Tesla (NASDAQ:TSLA) is catching a lot of flak from the media this morning. CEO Elon Musk is planning to raise $1.5 billion in new cash from a bond issue, money it will need to build and deliver the 455,000 Model 3 sedans it now has on pre-order. But pointing to Tesla's rocketing valuation and $362 stock price -- up 57% so far this year -- The Wall Street Journal calls Tesla's capital raise a "missed opportunity." Instead of taking on debt, says the Journal, Tesla should be converting shares into cash before the stock price falls.

Not all analysts agree. Here are three things you need to know about that.

Tesla Model 3

Image source: Tesla.

Argus upgrades Tesla

In fact, just this morning, Argus Research upgraded shares of Tesla, and raised its target price on Tesla stock. As explained in a write-up on StreetInsider.com (subscription required), Argus believes that far from falling, Tesla stock is destined to rise as high as $444 a share over the next 12 months.

Why Argus has ardor for Tesla

What makes Argus so optimistic about Tesla? That's no great secret: It's the Model 3.

Argus says Model 3 order activity has been strong. In fact, reading the same research report, TheFly.com highlights a comment from Argus, to the effect that "Tesla has been getting 1,800 Model 3 orders per day without any advertising or marketing."

Now, on the one hand, all of these orders are increasing Tesla's "labor and overhead costs," which is one reason Tesla needs to raise some extra cash. That being said, Argus believes that Tesla's labor and overhead costs will "diminish over the course of next year."

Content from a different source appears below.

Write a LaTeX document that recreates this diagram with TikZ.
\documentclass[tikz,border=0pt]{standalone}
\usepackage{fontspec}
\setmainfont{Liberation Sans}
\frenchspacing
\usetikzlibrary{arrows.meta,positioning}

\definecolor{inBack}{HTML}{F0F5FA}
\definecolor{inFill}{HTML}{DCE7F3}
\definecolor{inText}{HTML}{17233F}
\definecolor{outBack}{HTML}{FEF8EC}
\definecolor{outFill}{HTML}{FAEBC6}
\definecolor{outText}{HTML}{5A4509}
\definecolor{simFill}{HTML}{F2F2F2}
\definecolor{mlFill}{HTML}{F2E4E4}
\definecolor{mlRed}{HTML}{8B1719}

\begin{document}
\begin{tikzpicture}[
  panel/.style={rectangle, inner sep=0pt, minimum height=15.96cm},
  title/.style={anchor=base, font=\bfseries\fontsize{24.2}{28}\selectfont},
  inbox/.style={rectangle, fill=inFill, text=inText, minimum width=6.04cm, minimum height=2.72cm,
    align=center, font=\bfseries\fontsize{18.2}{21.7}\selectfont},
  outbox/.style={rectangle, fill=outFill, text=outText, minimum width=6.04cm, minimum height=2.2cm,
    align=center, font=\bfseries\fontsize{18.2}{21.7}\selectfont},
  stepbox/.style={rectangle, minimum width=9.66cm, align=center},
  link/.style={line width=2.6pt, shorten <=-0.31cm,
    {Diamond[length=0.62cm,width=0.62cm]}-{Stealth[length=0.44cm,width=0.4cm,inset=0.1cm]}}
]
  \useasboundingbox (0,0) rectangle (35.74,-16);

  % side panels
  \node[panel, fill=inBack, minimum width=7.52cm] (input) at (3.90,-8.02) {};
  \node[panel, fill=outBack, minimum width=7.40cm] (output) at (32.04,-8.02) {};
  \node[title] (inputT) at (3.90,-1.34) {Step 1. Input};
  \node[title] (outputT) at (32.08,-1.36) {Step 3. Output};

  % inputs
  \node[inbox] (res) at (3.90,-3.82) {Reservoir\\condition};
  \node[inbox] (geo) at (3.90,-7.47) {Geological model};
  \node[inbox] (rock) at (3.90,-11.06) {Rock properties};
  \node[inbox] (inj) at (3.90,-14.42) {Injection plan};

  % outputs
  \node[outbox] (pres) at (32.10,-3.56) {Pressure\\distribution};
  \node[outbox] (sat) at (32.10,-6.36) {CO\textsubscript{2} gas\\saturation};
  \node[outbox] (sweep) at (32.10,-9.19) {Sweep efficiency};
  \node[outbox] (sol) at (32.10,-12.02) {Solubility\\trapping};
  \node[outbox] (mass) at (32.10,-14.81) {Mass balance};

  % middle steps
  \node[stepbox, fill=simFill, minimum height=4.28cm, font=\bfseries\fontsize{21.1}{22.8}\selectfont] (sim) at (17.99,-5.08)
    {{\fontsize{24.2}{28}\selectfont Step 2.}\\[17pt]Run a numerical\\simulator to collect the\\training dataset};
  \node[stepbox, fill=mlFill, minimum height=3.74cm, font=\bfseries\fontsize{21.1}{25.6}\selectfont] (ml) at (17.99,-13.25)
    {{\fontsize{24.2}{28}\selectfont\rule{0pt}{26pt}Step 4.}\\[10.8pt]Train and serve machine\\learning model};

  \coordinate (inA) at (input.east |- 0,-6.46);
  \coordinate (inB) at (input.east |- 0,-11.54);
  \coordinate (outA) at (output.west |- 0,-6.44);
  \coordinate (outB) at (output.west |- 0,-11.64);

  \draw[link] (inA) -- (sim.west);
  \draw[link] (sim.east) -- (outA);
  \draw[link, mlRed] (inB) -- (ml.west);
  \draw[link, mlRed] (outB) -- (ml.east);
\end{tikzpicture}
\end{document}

Argus is predicting that Tesla will achieve 25% gross margin on its sales in 2018 and losses will subside, and by 2019, Tesla will finally reach "full-year profitability."

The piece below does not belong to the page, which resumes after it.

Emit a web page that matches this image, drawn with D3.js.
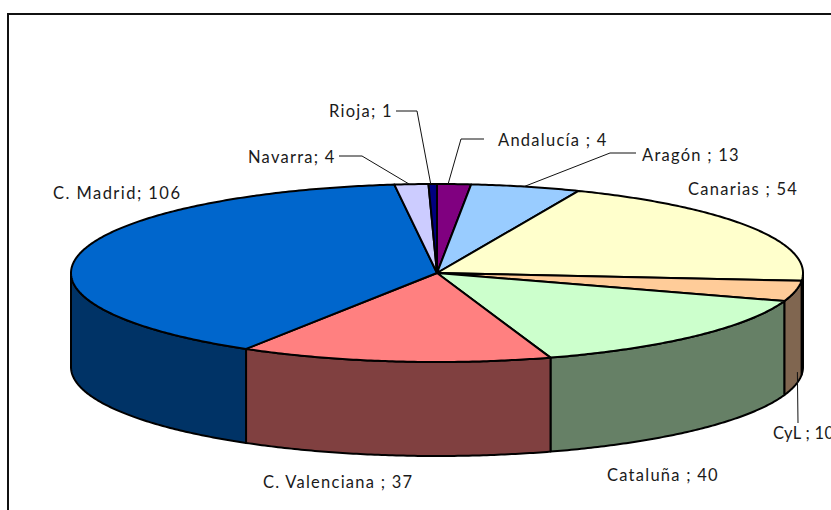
<!DOCTYPE html>
<html>
<head>
<meta charset="utf-8">
<script src="https://cdn.jsdelivr.net/npm/d3@7"></script>
<style>
  html, body { margin: 0; padding: 0; background: #fff; overflow: hidden; }
  text { font-family: Lato, "Open Sans", sans-serif; font-size: 16.5px; fill: #1a1a1a; letter-spacing: 1.25px; }
</style>
</head>
<body>
<svg id="chart" width="831" height="510"></svg>
<script>
// Clockwise from twelve o'clock
var regions = ["Andalucía", "Aragón", "Canarias", "CyL", "Cataluña", "C. Valenciana", "C. Madrid", "Navarra", "Rioja"];
var counts = [4, 13, 54, 10, 40, 37, 106, 4, 1];
var labels = ["Andalucía ; 4", "Aragón ; 13", "Canarias ; 54", "CyL ; 10", "Cataluña ; 40", "C. Valenciana ; 37", "C. Madrid; 106", "Navarra; 4", "Rioja; 1"];
var topColors = ["#800080", "#99ccff", "#ffffcc", "#ffcc99", "#ccffcc", "#ff8080", "#0066cc", "#ccccff", "#000080"];
var sideColors = ["#400040", "#4d6680", "#808066", "#806650", "#668066", "#804040", "#003366", "#666680", "#000040"];

var cx = 437, cy = 273, rx = 366, ry = 89, depth = 94;

// where each label text starts, and the elbow of its leader line (null = no leader)
var labelPos = [[498, 146], [642, 161], [688, 195], [773, 439], [607, 481], [263, 488], [53, 199], [248, 163], [329, 117]];
var labelSpacing = [1.25, 1.25, 1.25, 0.3, 1.25, 1.25, 1.45, 1.25, 1.25];
var elbows = [[[484, 139], [461, 139]], [[636, 153], [610, 153]], null, [[798, 423]], null, null, null, [[339, 156], [362, 156]], [[396, 111], [417, 111]]];
var leaderDrop = [0, 0, 0, 81, 0, 0, 0, 0, 0];
var leaderShift = [-6, -2, 0, 2, 0, 0, 0, -2, -2];

var svg = d3.select("#chart");

// the frame is cut off by the right and bottom of the picture
svg.append("path")
    .attr("d", "M8,510V14H831")
    .attr("fill", "none")
    .attr("stroke", "#111")
    .attr("stroke-width", 2);

var pie = d3.pie().sort(null)(counts);

var px = a => cx + rx * Math.sin(a);
var py = a => cy - ry * Math.cos(a);
var rim = d3.line().x(d => px(d)).y(d => py(d));

function sweep(a0, a1) {
  var n = Math.max(2, Math.ceil((a1 - a0) / 0.01));
  return d3.range(n + 1).map(i => a0 + (a1 - a0) * i / n);
}

// walls, only the part that faces the viewer
var lo = Math.PI / 2, hi = Math.PI * 1.5;
var walls = pie.filter(d => d.endAngle > lo && d.startAngle < hi);

svg.append("g").selectAll("path")
  .data(walls)
  .enter().append("path")
    .attr("fill", d => sideColors[d.index])
    .attr("stroke", "#000")
    .attr("stroke-width", 2)
    .attr("stroke-linejoin", "round")
    .attr("d", function(d) {
      var pts = sweep(Math.max(d.startAngle, lo), Math.min(d.endAngle, hi));
      var upper = pts.map(a => [px(a), py(a)]);
      var lower = pts.slice().reverse().map(a => [px(a), py(a) + depth]);
      return d3.line()(upper.concat(lower)) + "Z";
    });

// top face
svg.append("g").selectAll("path")
  .data(pie)
  .enter().append("path")
    .attr("fill", d => topColors[d.index])
    .attr("stroke", "#000")
    .attr("stroke-width", 2)
    .attr("stroke-linejoin", "round")
    .attr("d", d => "M" + cx + "," + cy + "L" + rim(sweep(d.startAngle, d.endAngle)).slice(1) + "Z");

// leader lines
svg.append("g").selectAll("path")
  .data(pie.filter(d => elbows[d.index]))
  .enter().append("path")
    .attr("fill", "none")
    .attr("stroke", "#111")
    .attr("stroke-width", 1)
    .attr("d", function(d) {
      var mid = (d.startAngle + d.endAngle) / 2;
      return d3.line()(elbows[d.index].concat([[px(mid) + leaderShift[d.index], py(mid) + leaderDrop[d.index]]]));
    });

svg.append("g").selectAll("text")
  .data(labels)
  .enter().append("text")
    .attr("x", (d, i) => labelPos[i][0])
    .attr("y", (d, i) => labelPos[i][1])
    .style("letter-spacing", (d, i) => labelSpacing[i] + "px")
    .text(d => d);
</script>
</body>
</html>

Getting from here to there

Reaching that profitability, however, will still require investors to remain patient through a series of unprofitable quarters -- bad news that will jibe poorly with what are likely to be numerous quarterly reports containing good news about Tesla sales, resulting in absolutely no Tesla profits.

How long will investors have to wait for Tesla to report a profit? Argus thinks at least "breakeven" profits will arrive two quarters sooner than previously expected. Turning to consensus estimates, Wall Street is looking for Tesla to lose:

  • $2.77 per share during this current third fiscal quarter of 2017.
  • $2.37 more in Q4 2017.
  • $1.80 in Q1 2018.
  • $1.48 in Q2 2018.
  • $0.81 in Q3 2018.
  • $0.30 in Q4 2018.
  • $0.10 in Q1 2019.
  • And a final $0.06 in Q2 2019.

(All of which data comes to us courtesy of the friendly data crunchers at S&P Global Market Intelligence.) Granted, there's a pronounced downward trend in the amount of money Tesla is expected to lose per quarter all through this time span. Still, it's only in Q3 2019 -- two full years from now -- that most analysts expect Tesla to begin earning profits.

The most important thing: How patient can you be?

Once those profits turn positive, though, Tesla is expected to quickly begin erasing its earlier losses. Consensus expectations for the second half of 2019 see Tesla earning about $0.75 per share in H2 2019 -- more than enough to offset the company's H1 2019 losses and turn 2019 into a profitable year.

After that, profits should pick up quite nicely. While you'll want to take any predictions this far out with a few shakers of salt, Wall Street as a whole predicts Tesla will earn $8.89 per share in 2020, and grow that 40% to $12.45 per share in 2021.

Granted, this means that at $363 and change, Tesla stock today is selling for 29 times what it might earn four years from now. That being said, projections for 2022 earnings suggest at least one more year of near-40% growth in Tesla's future ($17.33 per share). And this suggests that Wall Street may be expecting Tesla to grow earnings at sustained, tech-stock-like rates, for some time after it becomes profitable. How long might Tesla be able to maintain such a growth rate?

Apparently, long enough that Musk thinks it's smarter to raise cash today by selling debt than by sacrificing any more Tesla stock.

This article represents the opinion of the writer, who may disagree with the “official” recommendation position of a Motley Fool premium advisory service. We’re motley! Questioning an investing thesis -- even one of our own -- helps us all think critically about investing and make decisions that help us become smarter, happier, and richer.